## [What you will do]
Omit all pictures, then retype the data exactly as given.

Extracted data entries:
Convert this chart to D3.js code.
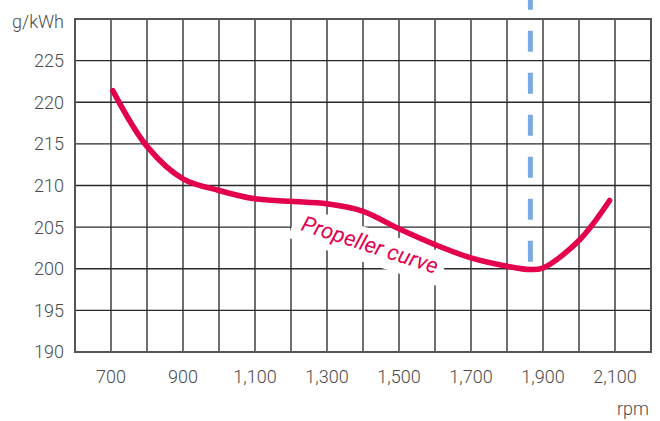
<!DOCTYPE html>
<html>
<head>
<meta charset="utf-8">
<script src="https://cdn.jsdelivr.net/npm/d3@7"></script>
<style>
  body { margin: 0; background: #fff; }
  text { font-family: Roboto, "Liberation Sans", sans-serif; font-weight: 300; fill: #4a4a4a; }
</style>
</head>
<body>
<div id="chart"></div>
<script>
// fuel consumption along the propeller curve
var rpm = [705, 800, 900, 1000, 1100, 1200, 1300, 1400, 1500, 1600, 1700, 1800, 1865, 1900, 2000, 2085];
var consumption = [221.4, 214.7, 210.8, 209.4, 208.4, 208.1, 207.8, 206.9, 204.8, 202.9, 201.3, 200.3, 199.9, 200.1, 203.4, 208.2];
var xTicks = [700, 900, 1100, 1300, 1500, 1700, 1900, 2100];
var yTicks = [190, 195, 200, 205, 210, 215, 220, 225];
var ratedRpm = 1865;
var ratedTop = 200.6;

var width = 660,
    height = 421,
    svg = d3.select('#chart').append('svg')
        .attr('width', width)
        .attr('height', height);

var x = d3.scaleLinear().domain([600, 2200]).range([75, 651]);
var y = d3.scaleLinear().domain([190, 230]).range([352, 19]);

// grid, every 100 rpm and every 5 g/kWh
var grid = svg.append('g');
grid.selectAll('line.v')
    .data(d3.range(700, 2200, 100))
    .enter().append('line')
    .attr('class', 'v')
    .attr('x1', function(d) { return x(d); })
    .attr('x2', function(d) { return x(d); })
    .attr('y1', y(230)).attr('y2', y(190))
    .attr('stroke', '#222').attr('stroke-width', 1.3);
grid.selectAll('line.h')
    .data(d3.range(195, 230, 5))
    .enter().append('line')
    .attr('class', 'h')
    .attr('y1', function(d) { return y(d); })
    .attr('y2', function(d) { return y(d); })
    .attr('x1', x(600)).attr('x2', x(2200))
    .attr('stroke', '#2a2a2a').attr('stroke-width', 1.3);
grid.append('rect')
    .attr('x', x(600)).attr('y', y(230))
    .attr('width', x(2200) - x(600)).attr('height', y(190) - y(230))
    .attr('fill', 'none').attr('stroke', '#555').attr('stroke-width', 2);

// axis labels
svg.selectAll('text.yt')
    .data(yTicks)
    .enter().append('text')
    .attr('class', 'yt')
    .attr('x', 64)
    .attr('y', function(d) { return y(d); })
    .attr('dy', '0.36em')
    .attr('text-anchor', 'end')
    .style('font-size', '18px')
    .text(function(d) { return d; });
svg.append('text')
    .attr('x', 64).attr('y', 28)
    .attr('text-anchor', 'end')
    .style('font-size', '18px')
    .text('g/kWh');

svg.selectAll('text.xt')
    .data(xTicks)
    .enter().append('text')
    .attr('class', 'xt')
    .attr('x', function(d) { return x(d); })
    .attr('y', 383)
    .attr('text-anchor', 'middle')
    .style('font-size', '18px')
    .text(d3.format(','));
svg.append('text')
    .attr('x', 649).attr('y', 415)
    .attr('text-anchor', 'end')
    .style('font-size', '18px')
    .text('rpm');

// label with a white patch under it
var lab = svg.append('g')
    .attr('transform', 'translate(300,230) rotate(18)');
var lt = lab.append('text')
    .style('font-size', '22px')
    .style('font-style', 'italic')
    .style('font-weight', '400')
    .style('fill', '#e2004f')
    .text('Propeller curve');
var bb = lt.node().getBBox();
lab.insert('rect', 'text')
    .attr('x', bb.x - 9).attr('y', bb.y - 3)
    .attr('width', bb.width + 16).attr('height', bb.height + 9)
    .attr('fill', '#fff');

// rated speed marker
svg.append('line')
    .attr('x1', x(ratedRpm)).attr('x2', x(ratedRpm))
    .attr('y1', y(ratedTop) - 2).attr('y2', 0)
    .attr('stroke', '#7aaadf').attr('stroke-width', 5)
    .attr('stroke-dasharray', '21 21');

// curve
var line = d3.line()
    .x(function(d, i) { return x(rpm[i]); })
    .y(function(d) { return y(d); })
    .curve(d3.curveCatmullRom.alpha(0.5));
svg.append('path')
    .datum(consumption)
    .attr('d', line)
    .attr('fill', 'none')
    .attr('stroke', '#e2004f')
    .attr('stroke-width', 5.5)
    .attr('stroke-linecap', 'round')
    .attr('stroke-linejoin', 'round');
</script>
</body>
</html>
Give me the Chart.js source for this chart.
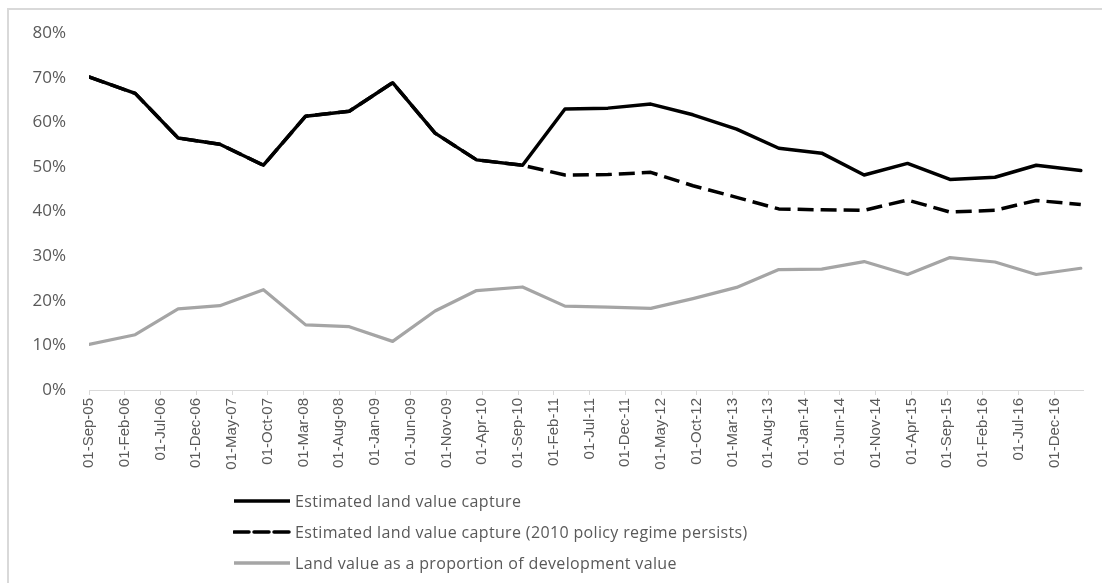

## [The completed task]
Convert this chart to D3.js code.
<!DOCTYPE html>
<html>
<head>
<meta charset="utf-8">
<script src="https://cdn.jsdelivr.net/npm/d3@7"></script>
<style>
  body { margin: 0; background: #fff; }
  text { font-family: Roboto, "Liberation Sans", sans-serif; font-weight: 300; fill: #4a4a4a; }
</style>
</head>
<body>
<div id="chart"></div>
<script>
// fuel consumption along the propeller curve
var rpm = [705, 800, 900, 1000, 1100, 1200, 1300, 1400, 1500, 1600, 1700, 1800, 1865, 1900, 2000, 2085];
var consumption = [221.4, 214.7, 210.8, 209.4, 208.4, 208.1, 207.8, 206.9, 204.8, 202.9, 201.3, 200.3, 199.9, 200.1, 203.4, 208.2];
var xTicks = [700, 900, 1100, 1300, 1500, 1700, 1900, 2100];
var yTicks = [190, 195, 200, 205, 210, 215, 220, 225];
var ratedRpm = 1865;
var ratedTop = 200.6;

var width = 660,
    height = 421,
    svg = d3.select('#chart').append('svg')
        .attr('width', width)
        .attr('height', height);

var x = d3.scaleLinear().domain([600, 2200]).range([75, 651]);
var y = d3.scaleLinear().domain([190, 230]).range([352, 19]);

// grid, every 100 rpm and every 5 g/kWh
var grid = svg.append('g');
grid.selectAll('line.v')
    .data(d3.range(700, 2200, 100))
    .enter().append('line')
    .attr('class', 'v')
    .attr('x1', function(d) { return x(d); })
    .attr('x2', function(d) { return x(d); })
    .attr('y1', y(230)).attr('y2', y(190))
    .attr('stroke', '#222').attr('stroke-width', 1.3);
grid.selectAll('line.h')
    .data(d3.range(195, 230, 5))
    .enter().append('line')
    .attr('class', 'h')
    .attr('y1', function(d) { return y(d); })
    .attr('y2', function(d) { return y(d); })
    .attr('x1', x(600)).attr('x2', x(2200))
    .attr('stroke', '#2a2a2a').attr('stroke-width', 1.3);
grid.append('rect')
    .attr('x', x(600)).attr('y', y(230))
    .attr('width', x(2200) - x(600)).attr('height', y(190) - y(230))
    .attr('fill', 'none').attr('stroke', '#555').attr('stroke-width', 2);

// axis labels
svg.selectAll('text.yt')
    .data(yTicks)
    .enter().append('text')
    .attr('class', 'yt')
    .attr('x', 64)
    .attr('y', function(d) { return y(d); })
    .attr('dy', '0.36em')
    .attr('text-anchor', 'end')
    .style('font-size', '18px')
    .text(function(d) { return d; });
svg.append('text')
    .attr('x', 64).attr('y', 28)
    .attr('text-anchor', 'end')
    .style('font-size', '18px')
    .text('g/kWh');

svg.selectAll('text.xt')
    .data(xTicks)
    .enter().append('text')
    .attr('class', 'xt')
    .attr('x', function(d) { return x(d); })
    .attr('y', 383)
    .attr('text-anchor', 'middle')
    .style('font-size', '18px')
    .text(d3.format(','));
svg.append('text')
    .attr('x', 649).attr('y', 415)
    .attr('text-anchor', 'end')
    .style('font-size', '18px')
    .text('rpm');

// label with a white patch under it
var lab = svg.append('g')
    .attr('transform', 'translate(300,230) rotate(18)');
var lt = lab.append('text')
    .style('font-size', '22px')
    .style('font-style', 'italic')
    .style('font-weight', '400')
    .style('fill', '#e2004f')
    .text('Propeller curve');
var bb = lt.node().getBBox();
lab.insert('rect', 'text')
    .attr('x', bb.x - 9).attr('y', bb.y - 3)
    .attr('width', bb.width + 16).attr('height', bb.height + 9)
    .attr('fill', '#fff');

// rated speed marker
svg.append('line')
    .attr('x1', x(ratedRpm)).attr('x2', x(ratedRpm))
    .attr('y1', y(ratedTop) - 2).attr('y2', 0)
    .attr('stroke', '#7aaadf').attr('stroke-width', 5)
    .attr('stroke-dasharray', '21 21');

// curve
var line = d3.line()
    .x(function(d, i) { return x(rpm[i]); })
    .y(function(d) { return y(d); })
    .curve(d3.curveCatmullRom.alpha(0.5));
svg.append('path')
    .datum(consumption)
    .attr('d', line)
    .attr('fill', 'none')
    .attr('stroke', '#e2004f')
    .attr('stroke-width', 5.5)
    .attr('stroke-linecap', 'round')
    .attr('stroke-linejoin', 'round');
</script>
</body>
</html>
Give me the Chart.js source for this chart.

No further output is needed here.